The results are, to a point, consistent with the possibility that pollsters were confounded by a last minute shift to the Coalition, particularly among those who had earlier been in the “others” column. The changes can be summarised as follows, keeping in mind that a “don’t know” response for the April survey was at 2.9%, and 6.5% in the June survey said they did not vote. Since the disparity leaves a net 3.6% of the total vote unaccounted for, the shifts identified below will err on the low side.

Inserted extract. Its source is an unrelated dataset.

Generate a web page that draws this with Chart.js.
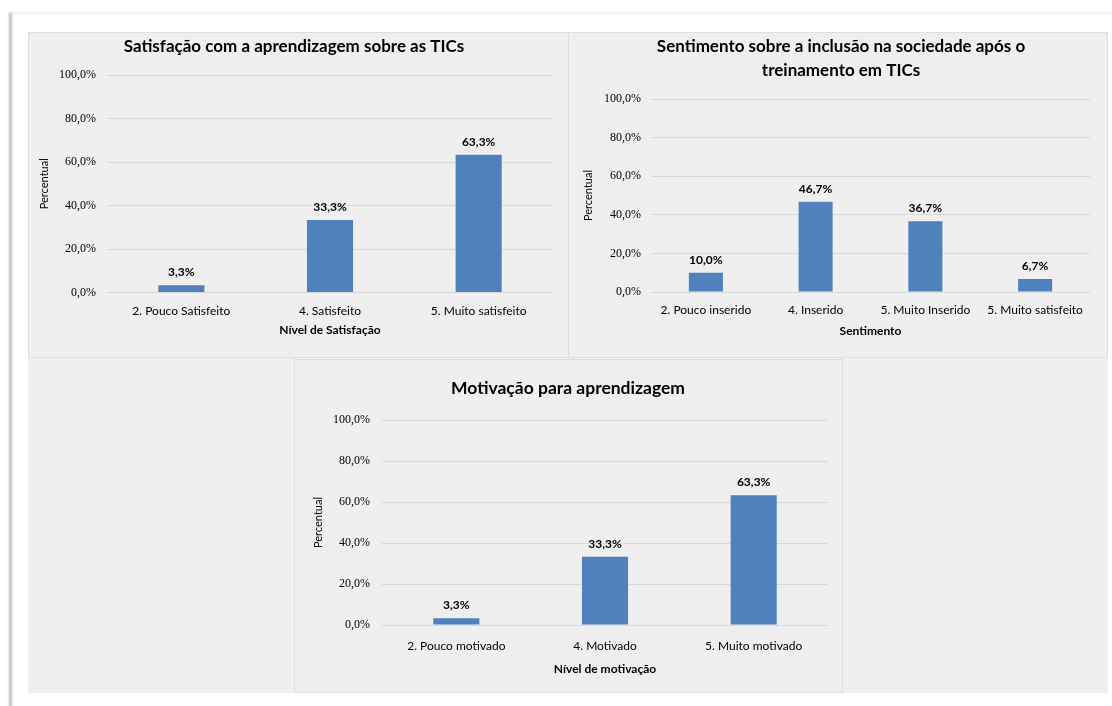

The Coalition vote increased an estimated 2.6% from the time of the April survey, suggesting the polls were right to be recording them at around 38% at that time, if not later. However, no movement at all was recorded in the Labor vote, suggesting they were always about four points short of the 37% most polls were crediting them with. The exception here was Ipsos, which had Labor at 33% or 34% in all four of the polls from the start of the year. The Greens fell very slightly, suggesting a poll rounding to whole numbers should have had them at 11% early in the campaign. Newspoll consistently had it at 9%, Ipsos at 13% or 14%, and Essential fluctuated between 9% and 12%.

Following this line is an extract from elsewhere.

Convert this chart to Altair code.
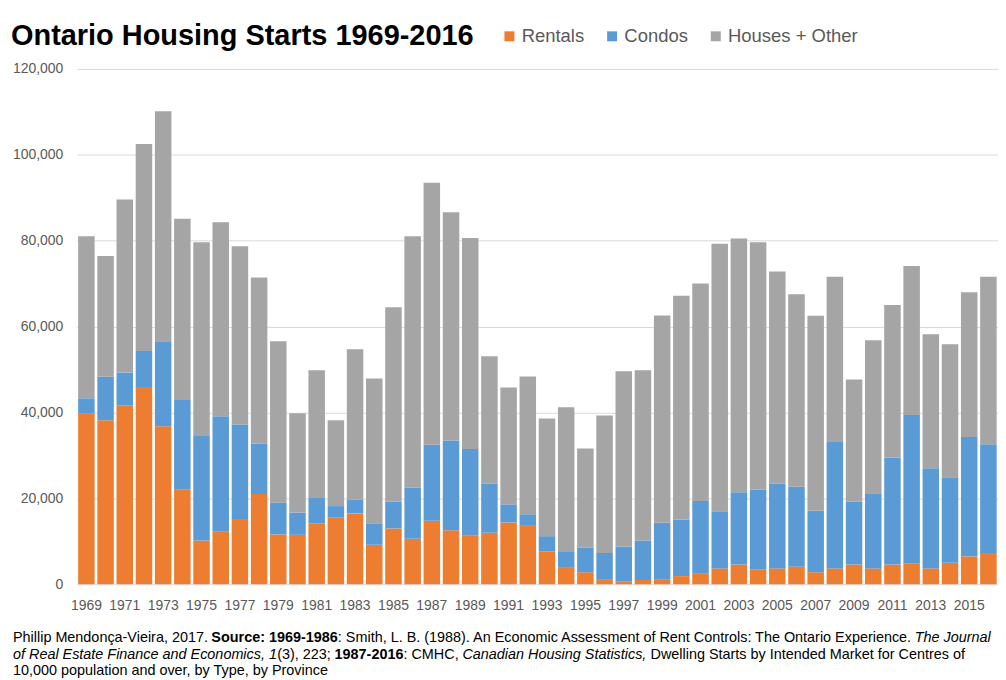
import altair as alt
import pandas as pd

years = list(range(1969, 2017))
rentals = [39700, 38200, 41700, 45900, 36800, 22000, 10200, 12200, 15200, 21000,
           11600, 11500, 14100, 15600, 16500, 9200, 13000, 10600, 14800, 12600,
           11300, 12000, 14400, 13600, 7600, 4000, 2800, 1200, 600, 1000,
           1200, 1900, 2600, 3700, 4600, 3500, 3700, 4100, 2800, 3700,
           4600, 3700, 4600, 4900, 3700, 5000, 6500, 7300]
condos = [3600, 10100, 7600, 8400, 19800, 20900, 24300, 26900, 22000, 11700,
          7400, 5200, 6000, 2600, 3200, 5000, 6200, 11900, 17700, 20900,
          20200, 11400, 4200, 2700, 3600, 3700, 5700, 6100, 8200, 9200,
          13100, 13200, 16800, 13300, 16800, 18500, 19700, 18600, 14300, 29400,
          14600, 17500, 24900, 34500, 23300, 19900, 27800, 25300]
houses_other = [37700, 28100, 40300, 48200, 53500, 42200, 45100, 45200, 41500, 38700,
                37600, 23100, 29700, 20000, 35000, 33700, 45300, 58500, 61000, 53100,
                49100, 29700, 27200, 32100, 27400, 33500, 23100, 32000, 40800, 39600,
                48300, 52100, 50600, 62300, 59100, 57600, 49400, 44800, 45400, 38500,
                28500, 35600, 35500, 34700, 31200, 31000, 33700, 39000]

series_names = ["Rentals", "Condos", "Houses + Other"]
series_colors = ["#ED7D31", "#5B9BD5", "#A5A5A5"]
y_ticks = [0, 20000, 40000, 60000, 80000, 100000, 120000]
x_tick_years = years[::2]

title_text = "Ontario Housing Starts 1969-2016"
footer_lines = [
    [("Phillip Mendonça-Vieira, 2017. ", "normal"), ("Source: 1969-1986", "bold"),
     (": Smith, L. B. (1988). An Economic Assessment of Rent Controls: The Ontario Experience. ", "normal"),
     ("The Journal", "italic")],
    [("of Real Estate Finance and Economics, 1", "italic"), ("(3), 223; ", "normal"),
     ("1987-2016", "bold"), (": CMHC, ", "normal"), ("Canadian Housing Statistics, ", "italic"),
     ("Dwelling Starts by Intended Market for Centres of", "normal")],
    [("10,000 population and over, by Type, by Province", "normal")],
]

# ---- data table ----
rows = []
for i, y in enumerate(years):
    for k, (name, vals) in enumerate(zip(series_names, [rentals, condos, houses_other])):
        rows.append({"year": y, "series": name, "value": vals[i], "ord": k})
df = pd.DataFrame(rows)

FONT = "Liberation Sans"
GREY_TXT = "#595959"
W, H = 924, 517

bars = alt.Chart(df).mark_bar().encode(
    x=alt.X("year:O", title=None,
            scale=alt.Scale(paddingInner=0.14, paddingOuter=0.07),
            axis=alt.Axis(values=x_tick_years, labelAngle=0, ticks=False, domain=False,
                          labelFontSize=14, labelColor=GREY_TXT, labelPadding=14,
                          labelFont=FONT)),
    y=alt.Y("value:Q", title=None, stack="zero",
            scale=alt.Scale(domain=[0, 120000], nice=False),
            axis=alt.Axis(values=y_ticks, format=",.0f", ticks=False, domain=False,
                          gridColor="#D9D9D9", labelFontSize=14, labelColor=GREY_TXT,
                          labelPadding=14, labelFont=FONT)),
    color=alt.Color("series:N",
                    scale=alt.Scale(domain=series_names, range=series_colors),
                    legend=alt.Legend(title=None, orient="none", legendX=424.7, legendY=-42,
                                      direction="horizontal", symbolType="square",
                                      symbolSize=100, symbolStrokeWidth=0,
                                      labelFontSize=18.5, labelColor=GREY_TXT,
                                      labelFont=FONT, labelOffset=3, columnPadding=18,
                                      padding=0)),
    order=alt.Order("ord:Q", sort="ascending"),
)

layers = [bars]

# title
layers.append(
    alt.Chart(pd.DataFrame({"t": [title_text]})).mark_text(
        align="left", baseline="alphabetic", font=FONT, fontSize=29, fontWeight="bold",
        color="#000000"
    ).encode(text="t:N", x=alt.value(-66), y=alt.value(-24))
)

# footer: lay out rich-text segments with Arial/Liberation metrics
REG = {' ': 278, ',': 278, '-': 333, '.': 278, ':': 278, ';': 278, '(': 333, ')': 333,
       'A': 667, 'B': 667, 'C': 722, 'D': 722, 'E': 667, 'F': 611, 'H': 722, 'I': 278,
       'J': 500, 'L': 556, 'M': 833, 'O': 778, 'P': 667, 'R': 722, 'S': 667, 'T': 611,
       'V': 667, 'a': 556, 'b': 556, 'c': 500, 'd': 556, 'e': 556, 'f': 278, 'g': 556,
       'h': 556, 'i': 222, 'j': 222, 'k': 500, 'l': 222, 'm': 833, 'n': 556, 'o': 556,
       'p': 556, 'r': 333, 's': 500, 't': 278, 'u': 556, 'v': 500, 'w': 722, 'x': 500,
       'y': 500, 'ç': 500}
BOLD = {' ': 278, ':': 333, '-': 333, 'S': 667, 'o': 611, 'u': 611, 'r': 389, 'c': 556,
        'e': 556}
STYLE_FACTOR = {"normal": 0.995, "italic": 1.0, "bold": 1.0}


def em(text, style):
    table = BOLD if style == "bold" else REG
    return sum(table.get(ch, 556) for ch in text) / 1000.0 * STYLE_FACTOR[style]


x0 = 13 - 77
line1_em = sum(em(t, s) for t, s in footer_lines[0])
foot_fs = 14.45
line_y = [575, 591.5, 608]

for li, segs in enumerate(footer_lines):
    x = x0
    for text, style in segs:
        kw = dict(align="left", baseline="alphabetic", font=FONT, fontSize=foot_fs,
                  color="#000000")
        if style == "bold":
            kw["fontWeight"] = "bold"
        if style == "italic":
            kw["fontStyle"] = "italic"
        layers.append(
            alt.Chart(pd.DataFrame({"t": [text]})).mark_text(**kw).encode(
                text="t:N", x=alt.value(round(x, 2)), y=alt.value(line_y[li]))
        )
        x += em(text, style) * foot_fs

chart = alt.layer(*layers).properties(
    width=W, height=H,
    autosize=alt.AutoSizeParams(type="none"),
    padding={"left": 69, "top": 60, "right": 0, "bottom": 95},
    background="#FFFFFF",
).configure_view(stroke=None)

chart.save("out.html", embed_options={"renderer": "svg", "actions": False})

The biggest move was the 5.9% drop in support for “others”, although a fair bit of this wound up in the “did not vote” column. Even so, it can conservatively be said that pollsters in April should have been rating “others” at around four points higher than their actual election result of 15%, when they were actually coming in only one point higher. This three point gap is reflected in the size of the overestimation of support for Labor.

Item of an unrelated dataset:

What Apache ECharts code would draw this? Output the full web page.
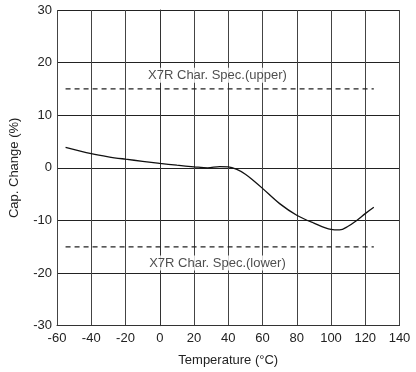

The results also point to a remarkably high degree of churn — an estimated 28.5% did not stick with the voting intention expressed in April, albeit that a little more than a fifth of this subset did so by not voting at all. The sub-sample of vote changers is small, but it offers little to suggest voters shifted from Labor to the Coalition in particularly large numbers. The Coalition recorded the lowest rate of defection, although the difference with Labor was not statistically significant (I presume it’s normal for major party supporters to be more constant than minor). Conversely, 49.4% of those who left the “others” column went to the Coalition (which comes with a 9% margin of error), and most of the remainder did not vote.

The survey also features statistical analysis to determine the demographic characteristics of vote changers. These find that older voters were generally less likely to be vote changers, and that young vote changers tended not to do so in favour of the Coalition, presumably switching for the most part between Labor and the Greens. Also particularly unlikely to budge were Coalition voters who lived in areas of socio-economic advantage. Those at the other end of this scale, regardless of party support, were most volatile.

Also out this week was the regular fortnightly Essential Research survey, which is still yet to resume its voting intention series but will do so soon. A question on the anticipated impact of government policies over the next three years produces encouraging numbers for the government, with 41% positive and 23% negative. A question on racist sentiments finds 36% agreeing that Australia is a racist country, and 50% saying it is less racist than it was in the past. Breakdowns record no significant differences between those of migrant and non-migrant backgrounds, although the former may include too many of British origin for the results to be particularly revealing.

A question on political interest finds only 15% professing no interest in federal politics, with 53% saying they follow it closely or “enough to know what’s happening”. A big question though is whether polling has gone astray because too many such people are included in their samples. The poll was conducted Thursday to Sunday from a sample of 1075 respondents drawn from an online panel.